● **EXERCISE**:
Print exactly the lines below between the line containing "Convert this chart" and the line containing "const fPex8A = [0.379, 0.268, 0.463, 0.654];", counting both of those lines. Leave pictures out.

● **EXTRACTED MATERIAL**:
◆ ◆ ◆
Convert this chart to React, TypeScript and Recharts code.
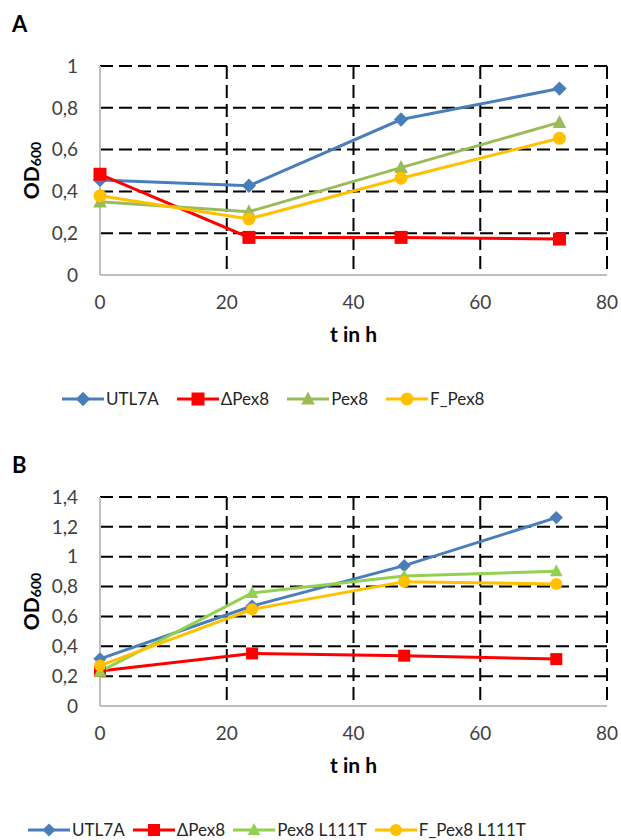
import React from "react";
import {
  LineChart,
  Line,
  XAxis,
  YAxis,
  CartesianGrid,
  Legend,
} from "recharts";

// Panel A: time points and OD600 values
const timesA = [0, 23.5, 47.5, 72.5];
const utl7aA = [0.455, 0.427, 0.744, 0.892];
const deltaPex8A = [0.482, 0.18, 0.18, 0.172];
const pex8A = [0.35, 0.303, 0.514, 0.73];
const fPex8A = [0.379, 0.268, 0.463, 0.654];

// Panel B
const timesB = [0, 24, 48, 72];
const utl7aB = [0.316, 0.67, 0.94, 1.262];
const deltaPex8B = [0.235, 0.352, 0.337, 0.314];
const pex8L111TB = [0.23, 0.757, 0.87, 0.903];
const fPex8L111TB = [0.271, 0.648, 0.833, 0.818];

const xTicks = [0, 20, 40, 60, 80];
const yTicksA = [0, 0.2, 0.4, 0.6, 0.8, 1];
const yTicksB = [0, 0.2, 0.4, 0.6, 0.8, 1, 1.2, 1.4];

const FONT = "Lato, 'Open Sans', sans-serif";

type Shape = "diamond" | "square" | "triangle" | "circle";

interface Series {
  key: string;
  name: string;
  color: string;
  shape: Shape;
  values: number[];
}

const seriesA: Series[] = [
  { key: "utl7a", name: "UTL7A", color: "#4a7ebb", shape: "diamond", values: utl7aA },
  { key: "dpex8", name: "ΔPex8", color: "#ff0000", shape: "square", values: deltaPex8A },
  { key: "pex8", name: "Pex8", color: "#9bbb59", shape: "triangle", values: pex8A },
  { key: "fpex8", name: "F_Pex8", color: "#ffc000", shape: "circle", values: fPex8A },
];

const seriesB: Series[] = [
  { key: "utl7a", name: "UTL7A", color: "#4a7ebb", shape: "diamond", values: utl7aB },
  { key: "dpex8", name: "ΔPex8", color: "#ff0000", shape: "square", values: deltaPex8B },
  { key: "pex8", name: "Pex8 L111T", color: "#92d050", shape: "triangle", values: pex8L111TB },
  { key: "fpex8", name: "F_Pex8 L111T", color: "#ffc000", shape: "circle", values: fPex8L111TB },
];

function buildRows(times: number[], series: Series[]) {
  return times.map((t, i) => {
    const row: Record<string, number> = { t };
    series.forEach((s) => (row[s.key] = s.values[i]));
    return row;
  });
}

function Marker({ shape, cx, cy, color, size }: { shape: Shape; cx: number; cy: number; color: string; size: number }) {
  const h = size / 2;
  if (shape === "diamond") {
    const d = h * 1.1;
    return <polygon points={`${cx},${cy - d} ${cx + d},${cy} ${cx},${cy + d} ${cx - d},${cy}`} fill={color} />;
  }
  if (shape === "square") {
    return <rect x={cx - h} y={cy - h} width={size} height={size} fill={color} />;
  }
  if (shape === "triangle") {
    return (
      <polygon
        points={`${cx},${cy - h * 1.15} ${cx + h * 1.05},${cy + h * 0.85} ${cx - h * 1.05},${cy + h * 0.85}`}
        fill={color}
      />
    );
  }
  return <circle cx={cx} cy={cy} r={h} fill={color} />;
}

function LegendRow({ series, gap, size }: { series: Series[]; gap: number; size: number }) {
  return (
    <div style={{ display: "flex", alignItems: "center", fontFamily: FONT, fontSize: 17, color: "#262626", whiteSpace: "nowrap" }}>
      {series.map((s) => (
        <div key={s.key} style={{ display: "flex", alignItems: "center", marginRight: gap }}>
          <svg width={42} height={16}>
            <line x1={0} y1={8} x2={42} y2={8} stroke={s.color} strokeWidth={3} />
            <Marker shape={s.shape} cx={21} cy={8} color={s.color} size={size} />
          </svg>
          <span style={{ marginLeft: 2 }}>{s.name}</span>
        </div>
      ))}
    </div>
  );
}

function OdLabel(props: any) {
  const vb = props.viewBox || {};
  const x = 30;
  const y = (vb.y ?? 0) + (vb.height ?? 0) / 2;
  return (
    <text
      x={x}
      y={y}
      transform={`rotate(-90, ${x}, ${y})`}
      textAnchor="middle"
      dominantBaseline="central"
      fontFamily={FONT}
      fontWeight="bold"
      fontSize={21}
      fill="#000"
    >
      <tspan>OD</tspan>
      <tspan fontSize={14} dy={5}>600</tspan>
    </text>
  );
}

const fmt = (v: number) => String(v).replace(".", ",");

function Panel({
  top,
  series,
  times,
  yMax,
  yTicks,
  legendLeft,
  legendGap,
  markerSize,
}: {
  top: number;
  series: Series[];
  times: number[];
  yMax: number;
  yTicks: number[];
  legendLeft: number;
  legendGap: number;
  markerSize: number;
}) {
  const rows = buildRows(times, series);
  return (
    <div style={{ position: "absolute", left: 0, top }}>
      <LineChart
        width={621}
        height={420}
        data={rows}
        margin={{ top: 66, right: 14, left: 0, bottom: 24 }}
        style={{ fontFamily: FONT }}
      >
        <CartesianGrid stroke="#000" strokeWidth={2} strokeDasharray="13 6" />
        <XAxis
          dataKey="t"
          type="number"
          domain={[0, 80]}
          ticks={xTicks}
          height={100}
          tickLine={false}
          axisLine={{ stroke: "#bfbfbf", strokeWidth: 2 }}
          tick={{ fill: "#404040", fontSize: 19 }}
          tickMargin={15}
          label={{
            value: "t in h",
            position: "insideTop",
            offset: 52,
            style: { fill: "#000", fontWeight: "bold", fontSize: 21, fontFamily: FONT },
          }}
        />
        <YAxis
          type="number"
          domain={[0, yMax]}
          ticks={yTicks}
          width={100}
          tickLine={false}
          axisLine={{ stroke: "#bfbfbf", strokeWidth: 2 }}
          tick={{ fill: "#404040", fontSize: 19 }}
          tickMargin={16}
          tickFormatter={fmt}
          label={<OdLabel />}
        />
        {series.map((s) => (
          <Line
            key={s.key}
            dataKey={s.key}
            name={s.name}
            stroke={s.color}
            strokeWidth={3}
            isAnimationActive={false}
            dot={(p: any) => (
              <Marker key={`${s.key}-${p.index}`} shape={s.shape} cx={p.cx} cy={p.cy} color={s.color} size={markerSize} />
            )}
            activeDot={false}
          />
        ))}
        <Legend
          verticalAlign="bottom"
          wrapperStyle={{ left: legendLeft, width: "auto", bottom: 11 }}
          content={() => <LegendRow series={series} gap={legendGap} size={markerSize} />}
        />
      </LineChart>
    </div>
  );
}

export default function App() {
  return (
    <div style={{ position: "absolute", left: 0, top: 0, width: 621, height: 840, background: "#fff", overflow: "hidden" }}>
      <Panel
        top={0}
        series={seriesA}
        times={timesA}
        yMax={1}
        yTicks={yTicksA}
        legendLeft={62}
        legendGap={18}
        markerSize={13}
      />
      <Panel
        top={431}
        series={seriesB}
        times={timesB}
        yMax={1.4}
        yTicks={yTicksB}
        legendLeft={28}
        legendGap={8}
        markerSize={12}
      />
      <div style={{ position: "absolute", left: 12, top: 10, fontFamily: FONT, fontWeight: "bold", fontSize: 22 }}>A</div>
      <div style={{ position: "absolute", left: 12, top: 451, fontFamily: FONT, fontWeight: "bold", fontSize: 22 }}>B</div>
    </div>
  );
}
◆ ◆ ◆
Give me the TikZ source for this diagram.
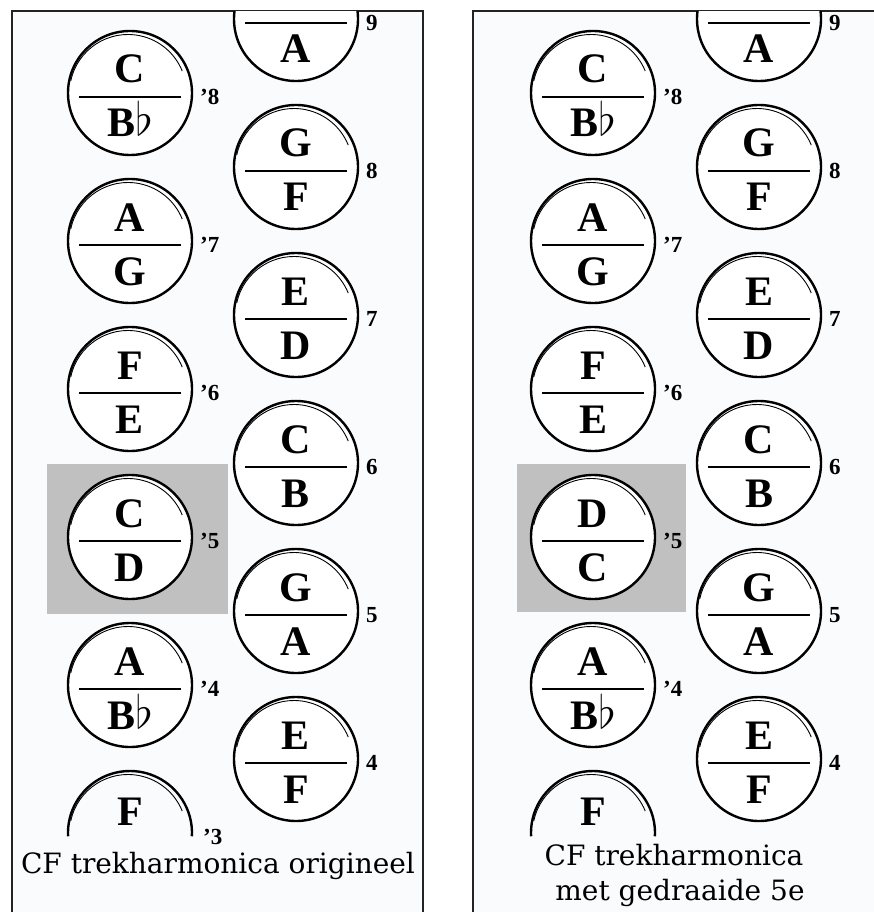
◆ ◆ ◆
● **FINAL ANSWER**:
Convert this chart to React, TypeScript and Recharts code.
import React from "react";
import {
  LineChart,
  Line,
  XAxis,
  YAxis,
  CartesianGrid,
  Legend,
} from "recharts";

// Panel A: time points and OD600 values
const timesA = [0, 23.5, 47.5, 72.5];
const utl7aA = [0.455, 0.427, 0.744, 0.892];
const deltaPex8A = [0.482, 0.18, 0.18, 0.172];
const pex8A = [0.35, 0.303, 0.514, 0.73];
const fPex8A = [0.379, 0.268, 0.463, 0.654];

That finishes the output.